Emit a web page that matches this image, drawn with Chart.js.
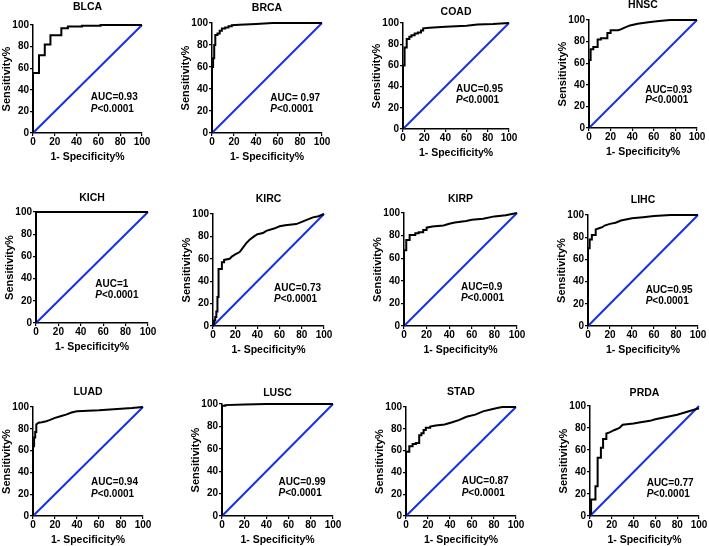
<!DOCTYPE html>
<html>
<head>
<meta charset="utf-8">
<script src="https://cdn.jsdelivr.net/npm/chart.js@4.4.1/dist/chart.umd.min.js"></script>
<style>
  html, body { margin: 0; padding: 0; background: #fff; }
  body { width: 709px; height: 546px; position: relative; overflow: hidden; }
  canvas { position: absolute; }
</style>
</head>
<body>
<script>
// tick labels, shared by both axes of every panel
const tickValues = [0, 20, 40, 60, 80, 100];
// the reference (chance) line, from 0 to 100 on both axes
const chanceLine = [0, 100];

const cancers = ['BLCA', 'BRCA', 'COAD', 'HNSC', 'KICH', 'KIRC', 'KIRP', 'LIHC', 'LUAD', 'LUSC', 'STAD', 'PRDA'];
const aucLabels = ['AUC=0.93', 'AUC= 0.97', 'AUC=0.95', 'AUC=0.93', 'AUC=1', 'AUC=0.73', 'AUC=0.9', 'AUC=0.95', 'AUC=0.94', 'AUC=0.99', 'AUC=0.87', 'AUC=0.77'];
const pLabel = '<0.0001';

// ROC curves: x = 1-specificity %, y = sensitivity %
const blcaX = [0, 0, 5.5, 5.5, 10.8, 10.8, 16, 16, 26, 26, 32, 32, 45, 45, 62, 62, 100];
const blcaY = [0, 55.6, 55.6, 72, 72, 82, 82, 90.5, 90.5, 97, 97, 98.5, 98.5, 99.3, 99.3, 100, 100];
const brcaX = [0, 0, 1, 1, 2, 2, 3, 3, 5, 5, 7, 7, 9, 9, 12, 12, 15, 15, 18, 18, 25, 40, 55, 100];
const brcaY = [0, 60, 60, 68, 68, 80, 80, 89, 89, 90.5, 90.5, 93, 93, 95, 95, 96, 96, 97, 97, 98, 98.3, 99, 100, 100];
const coadX = [0, 0, 1.5, 1.5, 3.5, 3.5, 6, 6, 8, 8, 11, 11, 14, 14, 17, 17, 19, 19, 25, 40, 60, 70, 85, 100];
const coadY = [0, 60, 60, 77, 77, 85, 85, 87, 87, 88.5, 88.5, 90, 90, 91, 91, 93, 93, 95, 95.5, 96.5, 97.5, 98.5, 99, 100];
const hnscX = [0, 0, 1.5, 1.5, 4, 4, 8, 8, 11, 11, 17, 17, 20, 20, 27, 30, 33, 38, 45, 55, 65, 75, 100];
const hnscY = [0, 63, 63, 73, 73, 75, 75, 82, 82, 83, 83, 88, 88, 90.5, 90.5, 91.5, 93, 95, 96.5, 98, 99, 100, 100];
const kichX = [0, 0, 100];
const kichY = [0, 100, 100];
const kircX = [0, 1, 1, 2, 2, 3, 3, 4, 4, 5, 5, 8, 8, 10, 10, 15, 17, 20, 24, 27, 30, 33, 37, 40, 45, 48, 55, 60, 65, 75, 80, 85, 90, 95, 100];
const kircY = [0, 2, 5, 5, 8, 8, 13, 13, 26, 26, 51, 51, 57, 57, 59, 60, 62, 64, 66, 70, 74, 77, 80, 82, 83, 85, 87, 89, 90, 91, 93, 95, 97, 98, 100];
const kirpX = [0, 0, 2, 2, 5, 5, 10, 10, 13, 13, 17, 17, 20, 20, 25, 35, 40, 45, 55, 60, 70, 80, 90, 100];
const kirpY = [0, 67, 67, 76, 76, 80.5, 80.5, 82, 82, 83, 83, 85, 85, 87, 88, 89, 90.5, 91.5, 93, 94, 95, 97, 98, 100];
const lihcX = [0, 0, 1.5, 1.5, 3.5, 3.5, 7, 7, 10, 13, 15, 20, 25, 30, 40, 50, 60, 75, 100];
const lihcY = [0, 70, 70, 78, 78, 82, 82, 87, 88, 89, 90.5, 92, 93, 95, 97, 98, 99, 100, 100];
const luadX = [0, 0, 1, 1, 2, 2, 3, 3, 5, 8, 12, 15, 20, 25, 30, 35, 40, 60, 80, 90, 100];
const luadY = [0, 64, 64, 72, 72, 77, 77, 84, 85.5, 86, 87, 88, 90, 91.5, 93, 95, 96, 97, 98.5, 99, 100];
const luscX = [0, 0, 3, 3, 20, 40, 100];
const luscY = [0, 98.5, 98.5, 99, 99.5, 100, 100];
const stadX = [0, 0, 3, 3, 6, 6, 9, 9, 12, 12, 14, 14, 16, 16, 18, 18, 22, 22, 27, 35, 42, 48, 55, 63, 70, 78, 85, 88, 100];
const stadY = [0, 59, 59, 64, 64, 66, 66, 67, 67, 74, 74, 76, 76, 79, 79, 81, 81, 82, 83, 84, 86, 88, 91, 93, 96, 98, 99.5, 100, 100];
const prdaX = [0, 1, 1, 5, 5, 7, 7, 10, 10, 12, 12, 15, 15, 18, 22, 27, 30, 40, 45, 55, 60, 70, 80, 90, 100];
const prdaY = [0, 3, 15, 15, 27, 27, 53, 53, 62, 62, 70, 70, 75, 76, 78, 80, 83, 84, 85, 86.5, 88, 90, 92, 95, 98];

const curvesX = [blcaX, brcaX, coadX, hnscX, kichX, kircX, kirpX, lihcX, luadX, luscX, stadX, prdaX];
const curvesY = [blcaY, brcaY, coadY, hnscY, kichY, kircY, kirpY, lihcY, luadY, luscY, stadY, prdaY];

// layout: plot area [left, top, right, bottom] in page pixels for each panel
const plotBoxes = [
  [33, 25, 142, 133], [212, 23, 322, 133], [403, 23, 509, 129], [589, 20, 697, 128],
  [36, 212, 148, 323], [213, 214, 324, 326], [404, 213, 517, 326], [588, 215, 698, 326],
  [33, 407, 143, 516], [222, 404, 333, 516], [406, 407, 516, 516], [590, 406, 699, 516]
];
const titleGaps = [18, 15, 11, 15, 14, 15, 14, 15, 15, 11, 15, 13];
// where the AUC / P text sits, in axis units (left x, AUC line y, P line y)
const textLeft = [53, 53, 50, 52, 53, 55, 50.4, 52.4, 52.7, 51, 50.6, 52];
const aucLineY = [33.4, 32, 37.5, 35.4, 35, 33.4, 34.7, 32, 31, 30, 32, 30];
const pLineY = [22, 22, 27.5, 25.5, 24.6, 23.6, 25, 22, 20, 20, 20.7, 20];

const FONT = '"Liberation Sans", Arial, Helvetica, sans-serif';
const PAD_L = 40, PAD_T = 30, PAD_R = 14, PAD_B = 36;

// title above the plot and the AUC / P annotation
const panelText = {
  id: 'panelText',
  afterDatasetsDraw(chart, args, opts) {
    const { ctx, chartArea, scales } = chart;
    ctx.save();
    ctx.fillStyle = '#000';
    ctx.textBaseline = 'middle';
    ctx.textAlign = 'center';
    ctx.font = 'bold 10.5px ' + FONT;
    ctx.fillText(opts.title, (chartArea.left + chartArea.right) / 2, chartArea.top - opts.gap);

    ctx.textAlign = 'left';
    const x = scales.x.getPixelForValue(opts.left);
    ctx.font = 'bold 10px ' + FONT;
    ctx.fillText(opts.auc, x, scales.y.getPixelForValue(opts.aucY));
    const py = scales.y.getPixelForValue(opts.pY);
    ctx.font = 'italic bold 10px ' + FONT;
    ctx.fillText('P', x, py);
    const pw = ctx.measureText('P').width;
    ctx.font = 'bold 10px ' + FONT;
    ctx.fillText(pLabel, x + pw, py);
    ctx.restore();
  }
};

function axis(titleText, isX) {
  return {
    type: 'linear',
    min: 0,
    max: 100,
    afterBuildTicks: s => { s.ticks = tickValues.map(v => ({ value: v })); },
    afterFit: s => { if (isX) s.height = PAD_B; else s.width = PAD_L; },
    grid: { drawOnChartArea: false, drawTicks: true, tickLength: 3, color: '#000', lineWidth: 1.2 },
    border: { color: '#000', width: 1.5 },
    ticks: { color: '#000', padding: isX ? 0 : 1, autoSkip: false, maxRotation: 0, font: { family: FONT, size: 10, weight: 'bold' } },
    title: {
      display: true,
      text: titleText,
      color: '#000',
      font: { family: FONT, size: isX ? 10.5 : 11, weight: 'bold' },
      padding: isX ? { top: 0, bottom: 6 } : { top: 7, bottom: 0 }
    }
  };
}

cancers.forEach((name, i) => {
  const [L, T, R, B] = plotBoxes[i];
  const cv = document.createElement('canvas');
  cv.width = R - L + PAD_L + PAD_R;
  cv.height = B - T + PAD_T + PAD_B;
  cv.style.left = (L - PAD_L) + 'px';
  cv.style.top = (T - PAD_T) + 'px';
  document.body.appendChild(cv);

  new Chart(cv, {
    type: 'scatter',
    data: {
      datasets: [
        {
          data: curvesX[i].map((v, k) => ({ x: v, y: curvesY[i][k] })),
          showLine: true,
          borderColor: '#000',
          borderWidth: 2,
          pointRadius: 0,
          tension: 0,
          clip: 4
        },
        {
          data: chanceLine.map(v => ({ x: v, y: v })),
          showLine: true,
          borderColor: '#1431e6',
          borderWidth: 2,
          pointRadius: 0,
          clip: 4
        }
      ]
    },
    options: {
      responsive: false,
      animation: false,
      events: [],
      layout: { padding: { top: PAD_T, right: PAD_R, bottom: 0, left: 0 } },
      plugins: {
        legend: { display: false },
        tooltip: { enabled: false },
        panelText: {
          title: name,
          gap: titleGaps[i],
          auc: aucLabels[i],
          left: textLeft[i],
          aucY: aucLineY[i],
          pY: pLineY[i]
        }
      },
      scales: {
        x: axis('1- Specificity%', true),
        y: axis('Sensitivity%', false)
      }
    },
    plugins: [panelText]
  });
});
</script>
</body>
</html>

= = =

# [WHAT YOU ARE ASKED TO DO]
Write out nothing but the lines from the start of the data through the line with "const pLabel = '<0.0001';". Leave out the pictures.

# [PROBLEM SOLUTION]
Emit a web page that matches this image, drawn with Chart.js.
<!DOCTYPE html>
<html>
<head>
<meta charset="utf-8">
<script src="https://cdn.jsdelivr.net/npm/chart.js@4.4.1/dist/chart.umd.min.js"></script>
<style>
  html, body { margin: 0; padding: 0; background: #fff; }
  body { width: 709px; height: 546px; position: relative; overflow: hidden; }
  canvas { position: absolute; }
</style>
</head>
<body>
<script>
// tick labels, shared by both axes of every panel
const tickValues = [0, 20, 40, 60, 80, 100];
// the reference (chance) line, from 0 to 100 on both axes
const chanceLine = [0, 100];

const cancers = ['BLCA', 'BRCA', 'COAD', 'HNSC', 'KICH', 'KIRC', 'KIRP', 'LIHC', 'LUAD', 'LUSC', 'STAD', 'PRDA'];
const aucLabels = ['AUC=0.93', 'AUC= 0.97', 'AUC=0.95', 'AUC=0.93', 'AUC=1', 'AUC=0.73', 'AUC=0.9', 'AUC=0.95', 'AUC=0.94', 'AUC=0.99', 'AUC=0.87', 'AUC=0.77'];
const pLabel = '<0.0001';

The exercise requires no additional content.